### Directive
Search the data for the word "code" and copy every line where it occurs.

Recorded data

————————

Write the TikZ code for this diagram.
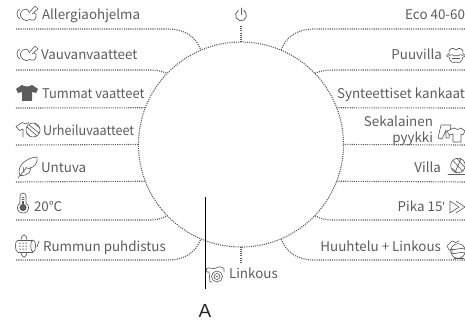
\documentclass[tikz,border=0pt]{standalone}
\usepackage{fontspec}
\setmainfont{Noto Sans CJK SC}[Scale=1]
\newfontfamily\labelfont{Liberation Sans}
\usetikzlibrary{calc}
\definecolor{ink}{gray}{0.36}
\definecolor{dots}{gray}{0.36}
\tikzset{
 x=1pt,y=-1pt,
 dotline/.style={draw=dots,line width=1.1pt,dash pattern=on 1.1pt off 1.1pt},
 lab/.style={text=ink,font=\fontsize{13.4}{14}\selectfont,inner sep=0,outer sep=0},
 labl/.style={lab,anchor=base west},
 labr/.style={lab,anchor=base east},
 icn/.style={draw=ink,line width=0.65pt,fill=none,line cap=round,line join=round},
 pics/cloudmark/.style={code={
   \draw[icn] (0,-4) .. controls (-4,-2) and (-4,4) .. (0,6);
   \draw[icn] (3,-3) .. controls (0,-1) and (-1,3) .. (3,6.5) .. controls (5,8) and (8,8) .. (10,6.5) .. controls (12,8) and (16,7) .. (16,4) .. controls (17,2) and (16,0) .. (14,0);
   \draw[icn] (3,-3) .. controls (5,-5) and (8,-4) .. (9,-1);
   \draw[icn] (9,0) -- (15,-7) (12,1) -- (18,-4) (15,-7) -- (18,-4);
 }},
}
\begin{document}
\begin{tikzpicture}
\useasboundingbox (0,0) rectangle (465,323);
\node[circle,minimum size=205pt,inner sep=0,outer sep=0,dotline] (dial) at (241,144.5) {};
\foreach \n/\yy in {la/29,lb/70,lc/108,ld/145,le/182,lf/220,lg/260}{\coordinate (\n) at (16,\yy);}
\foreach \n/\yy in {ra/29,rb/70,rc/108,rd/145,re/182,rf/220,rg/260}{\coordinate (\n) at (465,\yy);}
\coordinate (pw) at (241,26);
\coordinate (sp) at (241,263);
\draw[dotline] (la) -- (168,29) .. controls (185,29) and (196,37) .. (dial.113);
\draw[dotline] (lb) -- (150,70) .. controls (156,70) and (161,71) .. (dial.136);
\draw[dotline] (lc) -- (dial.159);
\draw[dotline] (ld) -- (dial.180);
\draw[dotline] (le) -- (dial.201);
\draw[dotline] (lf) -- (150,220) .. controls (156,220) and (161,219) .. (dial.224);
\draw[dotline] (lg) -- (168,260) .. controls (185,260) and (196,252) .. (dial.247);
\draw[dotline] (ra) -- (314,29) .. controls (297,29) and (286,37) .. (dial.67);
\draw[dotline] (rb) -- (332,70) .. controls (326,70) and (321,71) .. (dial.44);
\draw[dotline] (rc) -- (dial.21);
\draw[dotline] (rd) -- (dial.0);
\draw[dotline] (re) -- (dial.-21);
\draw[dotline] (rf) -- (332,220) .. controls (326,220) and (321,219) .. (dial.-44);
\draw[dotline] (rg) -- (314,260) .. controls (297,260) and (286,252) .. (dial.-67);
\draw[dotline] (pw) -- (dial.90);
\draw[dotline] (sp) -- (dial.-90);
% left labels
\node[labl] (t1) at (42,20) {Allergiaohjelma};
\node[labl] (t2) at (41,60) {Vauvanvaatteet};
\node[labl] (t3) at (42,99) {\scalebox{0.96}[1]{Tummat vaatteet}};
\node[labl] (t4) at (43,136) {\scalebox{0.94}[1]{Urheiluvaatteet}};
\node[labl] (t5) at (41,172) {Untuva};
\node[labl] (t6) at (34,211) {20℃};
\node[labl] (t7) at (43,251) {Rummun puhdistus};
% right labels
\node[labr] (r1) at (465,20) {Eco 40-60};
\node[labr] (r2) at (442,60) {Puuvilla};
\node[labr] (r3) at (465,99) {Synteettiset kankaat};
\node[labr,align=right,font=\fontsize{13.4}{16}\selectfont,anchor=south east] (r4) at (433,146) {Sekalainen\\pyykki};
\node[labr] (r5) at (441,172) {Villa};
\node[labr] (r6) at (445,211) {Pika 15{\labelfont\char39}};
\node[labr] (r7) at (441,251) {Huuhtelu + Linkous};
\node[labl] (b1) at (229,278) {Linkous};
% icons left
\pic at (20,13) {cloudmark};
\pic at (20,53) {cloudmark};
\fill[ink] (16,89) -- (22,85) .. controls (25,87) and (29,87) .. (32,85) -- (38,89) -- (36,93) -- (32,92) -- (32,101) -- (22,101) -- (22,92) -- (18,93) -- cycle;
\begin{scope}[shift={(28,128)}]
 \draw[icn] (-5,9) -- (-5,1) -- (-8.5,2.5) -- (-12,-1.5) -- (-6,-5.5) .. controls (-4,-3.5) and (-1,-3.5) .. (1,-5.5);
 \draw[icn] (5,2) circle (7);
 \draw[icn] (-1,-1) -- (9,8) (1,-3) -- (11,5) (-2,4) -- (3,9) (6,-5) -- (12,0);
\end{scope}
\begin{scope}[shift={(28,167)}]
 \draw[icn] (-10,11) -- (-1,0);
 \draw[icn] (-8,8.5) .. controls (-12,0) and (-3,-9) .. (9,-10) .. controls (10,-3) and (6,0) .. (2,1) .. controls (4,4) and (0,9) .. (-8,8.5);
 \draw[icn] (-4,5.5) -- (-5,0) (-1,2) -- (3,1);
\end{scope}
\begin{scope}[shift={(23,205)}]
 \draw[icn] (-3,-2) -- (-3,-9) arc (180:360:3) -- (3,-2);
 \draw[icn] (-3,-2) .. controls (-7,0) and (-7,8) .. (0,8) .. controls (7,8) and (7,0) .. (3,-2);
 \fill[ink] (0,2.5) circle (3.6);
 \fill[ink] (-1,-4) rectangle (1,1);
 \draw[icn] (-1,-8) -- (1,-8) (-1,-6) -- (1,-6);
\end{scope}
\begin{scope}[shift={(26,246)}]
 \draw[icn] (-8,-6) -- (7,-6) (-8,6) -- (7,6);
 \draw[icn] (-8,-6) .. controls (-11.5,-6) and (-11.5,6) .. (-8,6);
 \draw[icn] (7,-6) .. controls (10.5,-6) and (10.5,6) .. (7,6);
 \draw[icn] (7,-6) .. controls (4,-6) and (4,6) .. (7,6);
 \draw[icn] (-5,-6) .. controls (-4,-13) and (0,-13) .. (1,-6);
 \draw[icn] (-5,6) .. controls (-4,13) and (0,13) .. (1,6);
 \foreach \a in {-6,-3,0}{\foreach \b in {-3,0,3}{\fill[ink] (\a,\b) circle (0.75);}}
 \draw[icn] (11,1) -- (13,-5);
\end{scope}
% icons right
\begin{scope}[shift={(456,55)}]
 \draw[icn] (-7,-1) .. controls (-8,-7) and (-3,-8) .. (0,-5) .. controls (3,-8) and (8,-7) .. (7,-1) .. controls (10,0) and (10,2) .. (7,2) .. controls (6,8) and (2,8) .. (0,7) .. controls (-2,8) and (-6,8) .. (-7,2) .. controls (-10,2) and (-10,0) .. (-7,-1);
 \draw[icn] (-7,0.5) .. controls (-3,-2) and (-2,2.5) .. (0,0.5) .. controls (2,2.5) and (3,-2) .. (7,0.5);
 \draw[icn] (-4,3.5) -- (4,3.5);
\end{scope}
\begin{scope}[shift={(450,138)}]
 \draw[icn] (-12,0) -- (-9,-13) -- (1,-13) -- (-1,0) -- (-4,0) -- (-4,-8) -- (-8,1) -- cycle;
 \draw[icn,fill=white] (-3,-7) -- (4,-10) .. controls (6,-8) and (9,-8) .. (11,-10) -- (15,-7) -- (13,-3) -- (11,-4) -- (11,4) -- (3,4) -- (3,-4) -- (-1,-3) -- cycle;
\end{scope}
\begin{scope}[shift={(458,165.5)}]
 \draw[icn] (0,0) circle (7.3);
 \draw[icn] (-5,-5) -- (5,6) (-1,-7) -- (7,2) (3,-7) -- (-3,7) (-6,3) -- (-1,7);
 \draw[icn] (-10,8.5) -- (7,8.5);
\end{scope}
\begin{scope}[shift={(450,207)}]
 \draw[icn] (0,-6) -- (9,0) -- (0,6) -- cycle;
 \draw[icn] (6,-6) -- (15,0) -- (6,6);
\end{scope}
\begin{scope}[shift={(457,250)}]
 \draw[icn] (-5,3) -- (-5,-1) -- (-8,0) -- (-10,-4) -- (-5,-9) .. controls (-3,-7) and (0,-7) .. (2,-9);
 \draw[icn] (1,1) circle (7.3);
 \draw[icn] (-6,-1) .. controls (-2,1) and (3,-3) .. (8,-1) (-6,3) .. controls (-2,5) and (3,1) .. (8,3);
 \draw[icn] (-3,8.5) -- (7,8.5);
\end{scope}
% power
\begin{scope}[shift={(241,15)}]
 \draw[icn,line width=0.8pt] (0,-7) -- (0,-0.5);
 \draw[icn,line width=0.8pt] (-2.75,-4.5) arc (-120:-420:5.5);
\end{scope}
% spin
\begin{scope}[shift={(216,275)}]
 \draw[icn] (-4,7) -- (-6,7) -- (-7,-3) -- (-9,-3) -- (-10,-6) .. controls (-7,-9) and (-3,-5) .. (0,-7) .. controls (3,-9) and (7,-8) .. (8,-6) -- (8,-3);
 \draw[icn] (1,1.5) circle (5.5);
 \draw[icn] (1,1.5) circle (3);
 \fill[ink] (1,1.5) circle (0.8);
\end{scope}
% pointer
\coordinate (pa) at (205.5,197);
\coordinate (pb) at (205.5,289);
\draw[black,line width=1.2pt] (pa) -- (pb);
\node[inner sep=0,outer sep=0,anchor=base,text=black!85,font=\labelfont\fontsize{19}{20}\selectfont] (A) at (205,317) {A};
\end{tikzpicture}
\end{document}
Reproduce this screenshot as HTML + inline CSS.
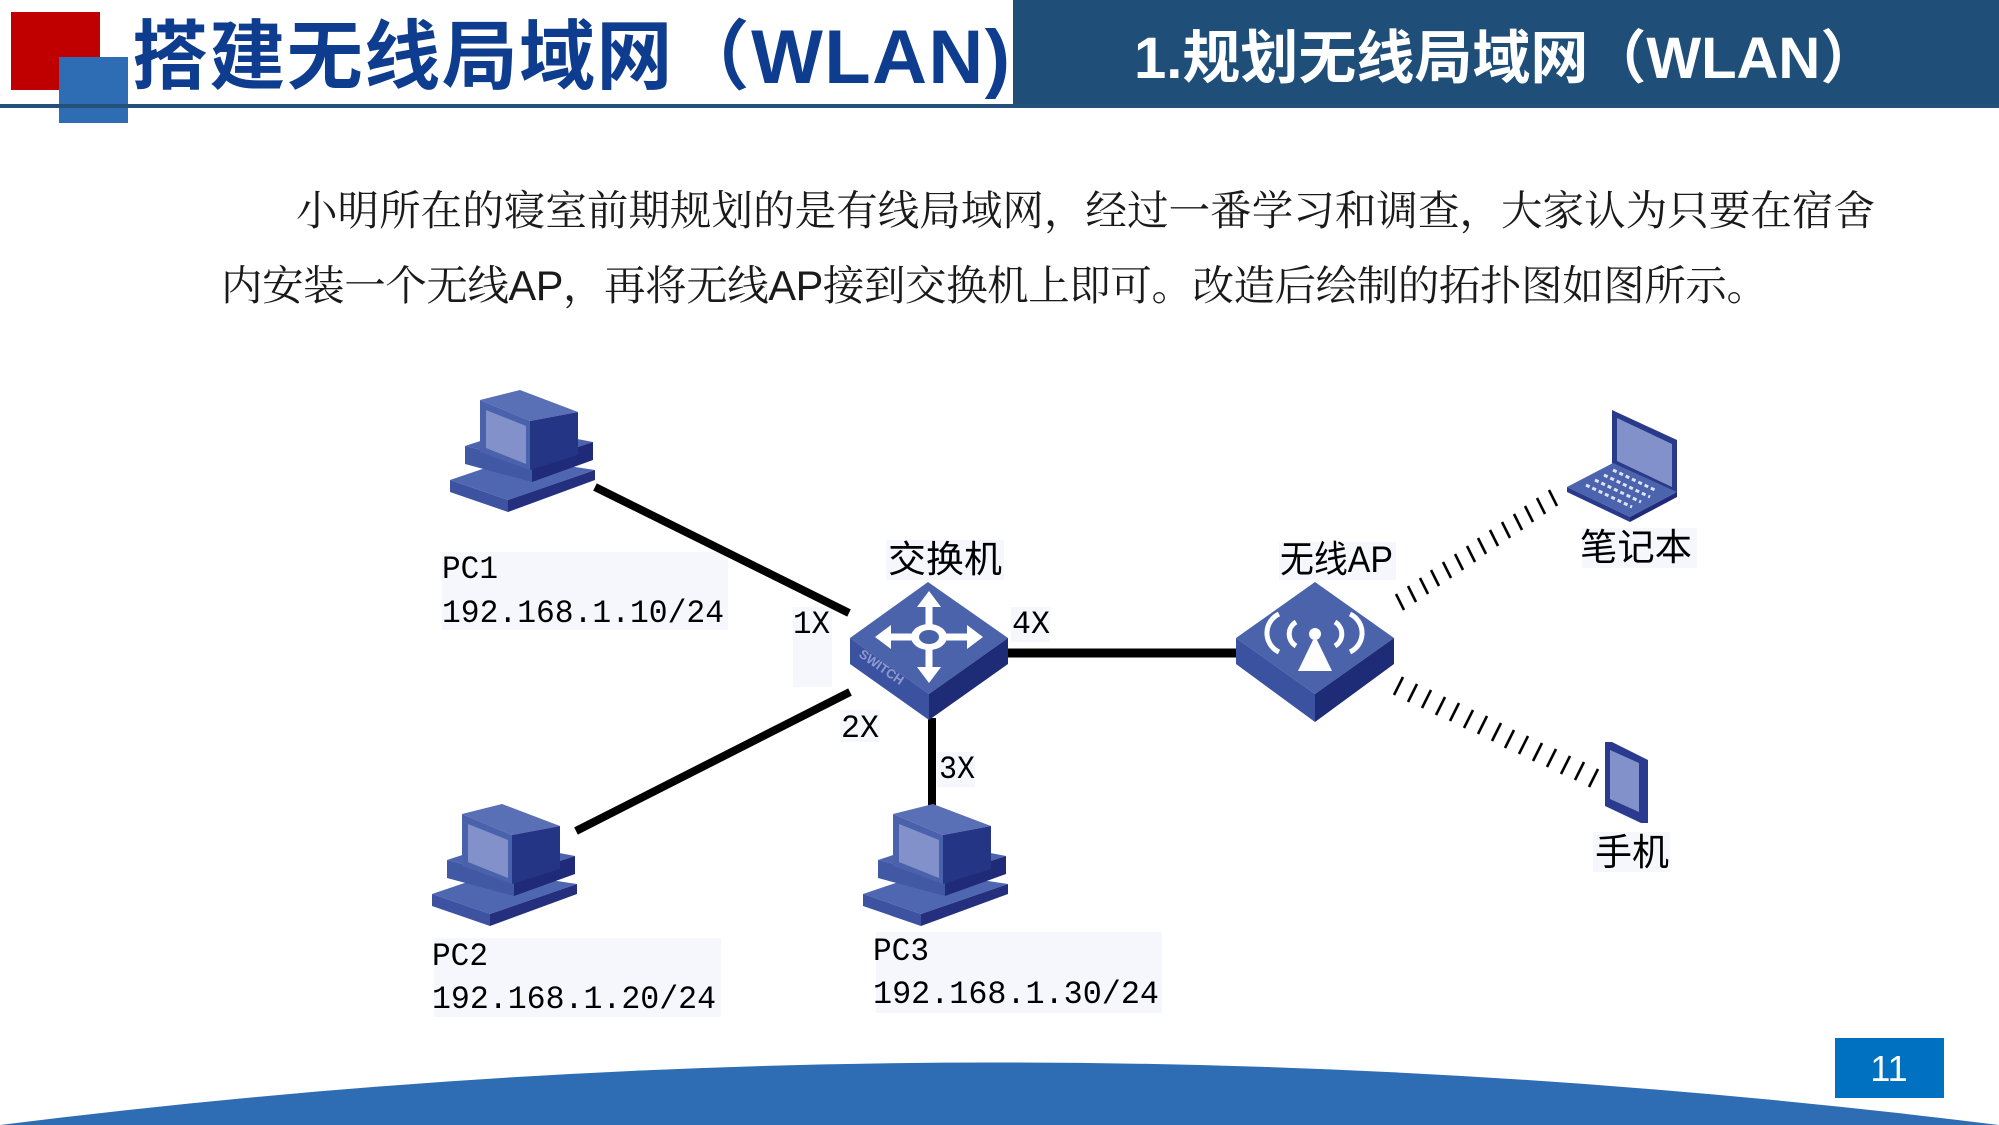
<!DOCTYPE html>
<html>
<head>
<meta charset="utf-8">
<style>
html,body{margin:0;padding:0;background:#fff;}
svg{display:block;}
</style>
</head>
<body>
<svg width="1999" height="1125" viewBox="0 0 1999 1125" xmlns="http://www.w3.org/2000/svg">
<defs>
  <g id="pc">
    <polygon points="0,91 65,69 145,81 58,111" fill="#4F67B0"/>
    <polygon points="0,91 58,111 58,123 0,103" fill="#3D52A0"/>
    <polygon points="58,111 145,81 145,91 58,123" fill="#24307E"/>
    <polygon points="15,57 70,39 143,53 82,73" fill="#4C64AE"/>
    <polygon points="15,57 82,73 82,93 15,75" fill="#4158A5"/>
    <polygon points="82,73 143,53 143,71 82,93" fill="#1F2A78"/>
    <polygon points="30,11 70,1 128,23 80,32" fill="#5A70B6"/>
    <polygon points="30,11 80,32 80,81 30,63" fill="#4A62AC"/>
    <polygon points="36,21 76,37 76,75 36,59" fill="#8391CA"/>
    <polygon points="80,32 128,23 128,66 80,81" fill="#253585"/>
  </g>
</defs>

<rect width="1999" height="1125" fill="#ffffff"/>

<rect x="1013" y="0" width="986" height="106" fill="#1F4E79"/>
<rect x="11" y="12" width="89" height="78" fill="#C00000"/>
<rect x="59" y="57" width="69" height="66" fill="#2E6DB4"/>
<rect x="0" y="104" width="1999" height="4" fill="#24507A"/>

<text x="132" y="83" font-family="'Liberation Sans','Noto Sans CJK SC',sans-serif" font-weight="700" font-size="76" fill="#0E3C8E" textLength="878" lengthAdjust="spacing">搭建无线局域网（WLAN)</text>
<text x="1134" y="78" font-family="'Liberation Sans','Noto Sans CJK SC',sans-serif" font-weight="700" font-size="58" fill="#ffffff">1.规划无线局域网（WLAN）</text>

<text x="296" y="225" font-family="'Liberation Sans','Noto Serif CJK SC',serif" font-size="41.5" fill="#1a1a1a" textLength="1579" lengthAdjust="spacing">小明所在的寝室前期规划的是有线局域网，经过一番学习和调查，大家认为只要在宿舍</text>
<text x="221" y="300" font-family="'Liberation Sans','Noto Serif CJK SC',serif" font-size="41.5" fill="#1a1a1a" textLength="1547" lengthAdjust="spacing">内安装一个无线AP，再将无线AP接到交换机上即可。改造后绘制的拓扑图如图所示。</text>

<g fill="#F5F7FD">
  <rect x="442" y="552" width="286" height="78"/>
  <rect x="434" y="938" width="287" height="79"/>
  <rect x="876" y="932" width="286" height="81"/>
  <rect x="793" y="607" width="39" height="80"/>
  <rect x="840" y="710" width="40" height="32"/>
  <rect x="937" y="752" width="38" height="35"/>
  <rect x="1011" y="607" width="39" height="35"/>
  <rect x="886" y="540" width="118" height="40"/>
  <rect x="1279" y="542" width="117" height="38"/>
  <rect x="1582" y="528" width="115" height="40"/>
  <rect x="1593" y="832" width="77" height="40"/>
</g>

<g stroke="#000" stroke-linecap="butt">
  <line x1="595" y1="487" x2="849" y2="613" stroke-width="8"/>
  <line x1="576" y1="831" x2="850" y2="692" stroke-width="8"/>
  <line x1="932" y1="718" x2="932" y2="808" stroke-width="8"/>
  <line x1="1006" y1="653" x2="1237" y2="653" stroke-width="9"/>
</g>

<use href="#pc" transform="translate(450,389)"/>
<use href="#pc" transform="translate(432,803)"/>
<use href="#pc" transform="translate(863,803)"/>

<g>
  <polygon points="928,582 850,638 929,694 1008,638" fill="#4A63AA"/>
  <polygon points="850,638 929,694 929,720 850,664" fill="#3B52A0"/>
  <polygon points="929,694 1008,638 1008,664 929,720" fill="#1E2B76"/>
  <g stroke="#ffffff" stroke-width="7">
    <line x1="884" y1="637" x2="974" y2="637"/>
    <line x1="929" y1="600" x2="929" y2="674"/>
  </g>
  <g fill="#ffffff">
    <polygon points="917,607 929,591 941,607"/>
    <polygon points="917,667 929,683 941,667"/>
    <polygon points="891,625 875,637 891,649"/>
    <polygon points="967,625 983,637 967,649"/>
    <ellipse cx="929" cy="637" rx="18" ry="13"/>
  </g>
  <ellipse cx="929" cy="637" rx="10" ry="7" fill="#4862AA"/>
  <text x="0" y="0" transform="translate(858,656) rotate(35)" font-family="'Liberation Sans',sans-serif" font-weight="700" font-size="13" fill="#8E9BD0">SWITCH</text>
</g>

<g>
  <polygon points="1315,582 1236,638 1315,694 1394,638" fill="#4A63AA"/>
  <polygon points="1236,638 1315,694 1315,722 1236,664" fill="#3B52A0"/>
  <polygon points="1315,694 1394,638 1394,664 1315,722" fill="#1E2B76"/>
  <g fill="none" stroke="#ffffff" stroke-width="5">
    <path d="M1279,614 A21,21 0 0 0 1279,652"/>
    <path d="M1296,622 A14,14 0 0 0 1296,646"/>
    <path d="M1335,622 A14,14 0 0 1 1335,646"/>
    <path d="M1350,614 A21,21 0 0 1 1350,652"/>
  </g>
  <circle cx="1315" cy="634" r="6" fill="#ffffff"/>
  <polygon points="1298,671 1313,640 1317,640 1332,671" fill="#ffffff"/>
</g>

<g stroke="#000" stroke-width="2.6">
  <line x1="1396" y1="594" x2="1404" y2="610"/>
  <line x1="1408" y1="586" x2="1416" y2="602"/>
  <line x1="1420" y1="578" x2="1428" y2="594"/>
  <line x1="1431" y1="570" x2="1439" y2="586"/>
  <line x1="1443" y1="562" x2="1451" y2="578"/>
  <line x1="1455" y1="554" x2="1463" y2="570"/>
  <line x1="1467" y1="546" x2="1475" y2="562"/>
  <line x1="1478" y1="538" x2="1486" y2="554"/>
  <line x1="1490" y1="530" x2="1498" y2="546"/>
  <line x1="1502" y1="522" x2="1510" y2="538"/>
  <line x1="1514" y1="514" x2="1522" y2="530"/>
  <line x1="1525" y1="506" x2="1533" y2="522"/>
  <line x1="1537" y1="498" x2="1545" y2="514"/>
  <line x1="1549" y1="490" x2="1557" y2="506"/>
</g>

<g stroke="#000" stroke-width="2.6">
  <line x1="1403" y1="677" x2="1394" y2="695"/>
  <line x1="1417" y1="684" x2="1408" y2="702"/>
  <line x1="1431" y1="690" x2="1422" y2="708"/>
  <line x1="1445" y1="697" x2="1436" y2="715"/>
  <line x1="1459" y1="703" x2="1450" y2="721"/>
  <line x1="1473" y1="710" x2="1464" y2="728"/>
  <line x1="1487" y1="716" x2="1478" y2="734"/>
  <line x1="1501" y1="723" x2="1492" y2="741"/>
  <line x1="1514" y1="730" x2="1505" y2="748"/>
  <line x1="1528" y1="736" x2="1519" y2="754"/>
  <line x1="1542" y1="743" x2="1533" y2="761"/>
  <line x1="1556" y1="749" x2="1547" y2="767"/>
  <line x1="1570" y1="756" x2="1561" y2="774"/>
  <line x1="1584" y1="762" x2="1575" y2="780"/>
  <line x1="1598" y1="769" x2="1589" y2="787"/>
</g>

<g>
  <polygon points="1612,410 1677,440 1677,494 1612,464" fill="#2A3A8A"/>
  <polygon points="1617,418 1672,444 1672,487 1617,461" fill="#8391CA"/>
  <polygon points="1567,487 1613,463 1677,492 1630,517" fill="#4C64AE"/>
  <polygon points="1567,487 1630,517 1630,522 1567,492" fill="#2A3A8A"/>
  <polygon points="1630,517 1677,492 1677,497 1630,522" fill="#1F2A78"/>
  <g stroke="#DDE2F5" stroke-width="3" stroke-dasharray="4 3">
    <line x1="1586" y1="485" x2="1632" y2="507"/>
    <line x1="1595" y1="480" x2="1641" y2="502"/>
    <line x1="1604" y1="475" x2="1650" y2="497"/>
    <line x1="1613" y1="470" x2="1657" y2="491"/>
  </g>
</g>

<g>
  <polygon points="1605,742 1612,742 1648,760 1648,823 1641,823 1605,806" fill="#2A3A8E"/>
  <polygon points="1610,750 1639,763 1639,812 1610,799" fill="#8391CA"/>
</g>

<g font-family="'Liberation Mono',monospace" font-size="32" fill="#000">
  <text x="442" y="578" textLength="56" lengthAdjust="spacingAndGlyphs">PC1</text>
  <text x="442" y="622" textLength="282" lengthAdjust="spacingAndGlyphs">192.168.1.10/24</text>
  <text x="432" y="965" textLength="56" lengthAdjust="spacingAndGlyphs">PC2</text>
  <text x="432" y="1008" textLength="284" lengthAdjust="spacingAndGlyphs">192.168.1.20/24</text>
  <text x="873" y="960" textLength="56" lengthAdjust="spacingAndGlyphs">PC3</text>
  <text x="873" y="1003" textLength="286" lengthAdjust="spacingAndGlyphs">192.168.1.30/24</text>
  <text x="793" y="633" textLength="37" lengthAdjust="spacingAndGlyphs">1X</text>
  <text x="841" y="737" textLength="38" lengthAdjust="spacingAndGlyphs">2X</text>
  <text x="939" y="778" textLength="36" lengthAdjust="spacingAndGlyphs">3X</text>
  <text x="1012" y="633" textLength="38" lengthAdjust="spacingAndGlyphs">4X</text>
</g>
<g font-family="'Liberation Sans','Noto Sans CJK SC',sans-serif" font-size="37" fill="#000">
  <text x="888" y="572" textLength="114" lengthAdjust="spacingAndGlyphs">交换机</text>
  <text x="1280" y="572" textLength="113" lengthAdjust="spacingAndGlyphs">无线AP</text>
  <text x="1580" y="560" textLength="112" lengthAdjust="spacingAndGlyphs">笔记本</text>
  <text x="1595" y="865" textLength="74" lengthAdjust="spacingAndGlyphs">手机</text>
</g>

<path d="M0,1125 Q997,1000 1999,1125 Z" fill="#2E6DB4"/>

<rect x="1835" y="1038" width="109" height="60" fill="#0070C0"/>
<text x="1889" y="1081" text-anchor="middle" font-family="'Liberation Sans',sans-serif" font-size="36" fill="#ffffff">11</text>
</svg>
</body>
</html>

————————

### Task response
Write the TikZ code for this diagram.
 pics/cloudmark/.style={code={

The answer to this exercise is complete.